Режиссеры

Александр Калягин рассказывает про Олега Ефремова, раздел МХАТа, рождение театра “Et cetera”

Александр Калягин, Из книги «Александр Калягин», 2002
В моем архиве сохранилось письмо, которое я написал Ефремову из больницы в 1985 году. У нас были гастроли в Польше со спектаклем «Так победим!», А я только переболел пневмонией, но, чтобы не подводить театр, играл. После этого открылся хронический бронхит, меня положили в московскую городскую клинику № 57 к доктору Чучалину. В той же больнице и у того же доктора будет лежать Ефремов незадолго до смерти. В письме я писал, между прочим: «Ваши обвинения в мой адрес насчет эгоизма, эгоцентризма в отношении театра я слышу не впервые. В первый раз я услышал это лет 13-14 назад, только начал работать во МХАТе. Я еще ничего не успел сыграть толком, еще ни в чем не успел проявить себя, но Вы уже прицепили мне этот ярлык — эгоист (вы любите нацеплять ярлыки). Да, я действительно, должно быть, по-вашему, был эгоистом. Умерла жена, через 11 месяцев мать, дочь на руках. Конечно же, мне было не до театра. Сыграл спектакль, и тут же домой. Конечно, я был тогда не тот кирпичик, который был нужен Вам. Пишу это, а самому скучно. Скучно, потому что вы все это знаете».
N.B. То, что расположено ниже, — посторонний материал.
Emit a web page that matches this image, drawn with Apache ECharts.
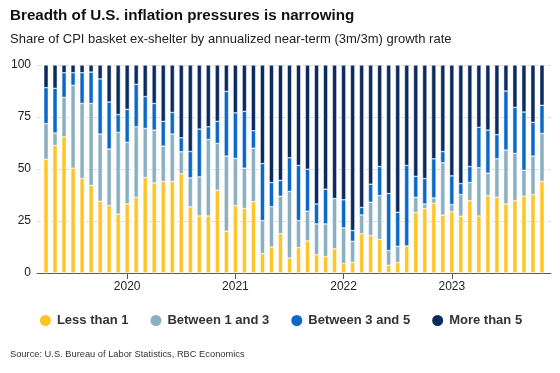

Кто из теперешних молодых способен писать такие письма? Я сам себе сейчас удивляюсь. Ведь мало кого уважал больше, чем этого человека, мало кто столько для меня значил, как Ефремов. Впрочем, может, поэтому и мог ему так писать. Кому сейчас так напишешь? «Не строитель театра, не кирпичик в театральном здании» — это были его любимые упреки. И, если честно, он имел на них право. Потому что с себя спрашивал больше, чем с других. Мне кажется, что свой огромный, от бога, актерский талант он не реализовал полно и исчерпывающе прежде всего потому, что не в развитии личного, пусть и исключительного дара видел смысл и цель театра. А одарен был феноменально. Мне кажется, что сыграть он мог абсолютно все. Но Ефремов ценил в себе другое. И в людях, которых собрал вокруг, ценил не столько талант, сколько преданность общему делу. Во имя того дела мог быть отталкивающе жестоким, совершать какие-то роковые и несправедливые поступки, смертельно обижать и ранить самых близких и родных людей (один вывод на пенсию Евгения Евстигнеева чего стоит!). Как всякий «человек идеи», он ясно видел цель и плохо представлял ближайшие следствия предпринятых шагов. Как большой человек, преданный прекрасной идее, он легко привлекал к себе единомышленников, но редко кто из них мог с ним идти до конца. Все так или иначе, раньше или позже сходили с дистанции. 
Когда Олег Ефремов решил разделить МХАТ, я был абсолютно убежден его доводами, я подписывал письма, как и остальные, ходил по инстанциям. МХАТ был разделен. Но скоро выяснилось, что для меня это развал всего, что мне было дорого, что давало смысл моей жизни. Снимались с репертуара спектакли. Одна задругой уходили дорогие мне роли. Полетела одна из моих любимых — «Тамада» Камы Гинкаса. Недавно мы с Гинкасом вспоминали репетиции «тамады». Как мы с ним орали матом друг на друга, я на сцене, он в зале: «Пошел на… Сам ничего не можешь сделать». — «А ты что можешь, ты… Этого сделать не можешь». Мы с Камой вспоминали об этих криках, как о счастье… Я очень переживал. Все было мучительно. Ефремов сам на распутье. Эфроса нет. Гинкас у нас не ставит. Умирают или уходят из театра друзья. В эти годы я перешел из штата на контракт. Кстати, это было время и полного обвала в кинематографе: фильмы не снимались, кинопрокат развалился. Я оказался невостребованным даже здесь. Я действительно находился на распутье. Такой классический русский вопрос: что делать? А тут свои ребята, студенты, начинают тебя теребить. И ты еще не думаешь о театре. А просто хочешь им помочь.